Ideas for “EMLO 2.0”: Digital Critical Editions

4 minute read

Transforming EMLO into a tool for scholars wishing to conduct research on correspondence from the early modern period

Project Leader: Elena Spadini

Design Researchers: Andrea Benedetti, Glauco Mantegari

Scholars: Anna Skolimowska, Elena Spadini, Per Pippin Aspaas, Sinai Rusinek

About the project

The group, consisting of four scholars (Aspaas, Rusinek, Skolimowska, Spadini) and two designers (Benedetti, Mantegari), has worked on the idea of transforming EMLO into a tool for scholars wishing to conduct research on correspondence from the early modern period, based on text corpora that are available in the most reliable format possible, namely, in digital-born, scholarly, annotated versions.

The outcome of the “sprint run” workshop is a conceptual draft (sketchbook, “mock-up”) for a user interface design to enhance the visibility and usability of such editions for the scholarly community.

Aim of the project

Study of the early-modern Republic of Letters requires extensive use of correspondence as sources. Reliable editions are fundamental to such research, but are hard to find and to explore. A user interface that would facilitate the use of scholarly, digital editions in particular, is therefore highly needed.

Case study

The group was assigned with the task of working on visualizations with relevance to digital, scholarly editions. The EMLO database includes, at the time of writing, the metadata for some 125,000 representations of early modern letters. Each letter is catalogued according to the basic metadata (corpus, sender, receiver, place, date, language, reference to archive/hardcopy book in which the letter is found, etc.). Some letters are actually also included in EMLO in the form of encoded, fulltext, scholarly digital editions. However, there is at present no means for the end user to get an overview of which letters are available in such format and which are not.

Design process

Arguably, scholarly editions are the most solid, reliable foundations for scholarly work on any epoch. They are often invisible in library catalogues and are not likely to be promoted by search engines such as Google Books, either. It would therefore be a good service to the scholarly community if such editions of letters could be made easily visible, in a visualization which allows both distant reading and fulltext search across multiple reliable text editions at the same time, and close reading in the form of consultation of original texts. Moreover, it is vital for the end user to be provided with the means to move back and forth between the various degree of distant and close reading, without losing track of his or her position in the landscape.

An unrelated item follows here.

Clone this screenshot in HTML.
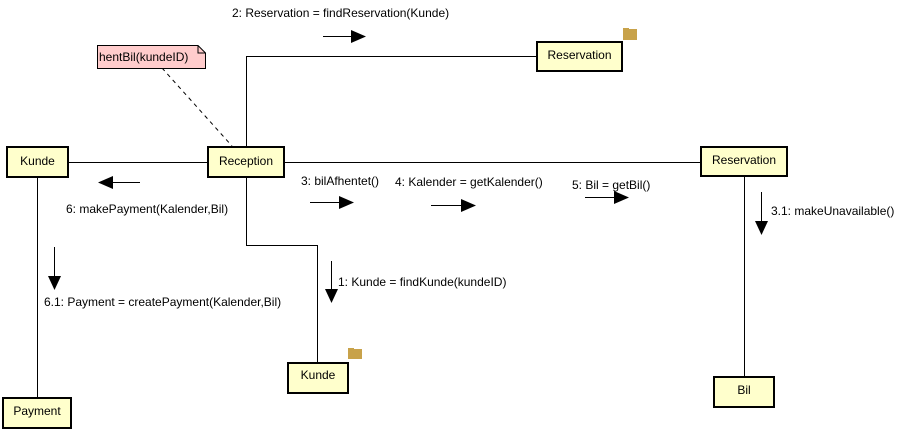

The group has worked on a user interface that allows browsing through the numerous letter collections (corpora) that are included in EMLO so far. At a glance, the end user should be able to get an overview of the various corpora and what they actually contain: metadata only, metadata and scannings of original manuscript letters, metadata and scanning of hardcopy publication of letters, metadata and scanning of original plus transliteration of original letters, metadata and scannings plus scholarly, digital born, TEI annotated edition of original letters, etc. The various corpus types will be presented graphically with different colours and shapes that should be as intuitive and easy-to-learn as possible. Moreover, the nature of digital edition projects makes the availability of letters in various formats a constantly changing reality, and in order to cater for the needs of a broad scholarly audience it is important to give as much information also on in progress, or partial availability. This will not only better inform, but even facilitate better collaborative work in the community, as the lacunae and needs of the community at large can be assessed by the initiators of both digitization and scholarly editing projects.

The group therefore recommends that EMLO includes yet another category of corpus; namely, letter collections that are known to exist (either in an archive somewhere, or in a hard copy), but which have not yet been inserted into EMLO so far. In this way, the end user will be made aware of their existence, although they will not be possible to search through in the way that the other corpus types are.

The results of search should bring the user to the close reading window, the outline of which was developed as an extendible view. A basic view should contain the text of single document (letter), its main metadata and a navigation bar. Optionally images of the source, apparatus criticus, factual commentary, similia, translation or summary (linked to the paragraphs) and further metadata on the text (its manuscript sources, publications etc.) can appear. A user that chooses to register her- or himself can use a personalized user note-book, in which (s)he can easily copy parts of the text and make and store personal notes. The reader can also easily export his note-book as well as the results of the search.

Project Diagram

application architecture

Conclusions

  • It looks promising, but we have not been able to test how it would actually work.
  • Issue raised by Christoph about different IT programs used for each edition: can become difficult to show it on screen easily!
  • Even though close reading can be tricky, the distant reading (i.e. new browsing and searching facility) appears possible to implement with a comparatively smaller amount of resources.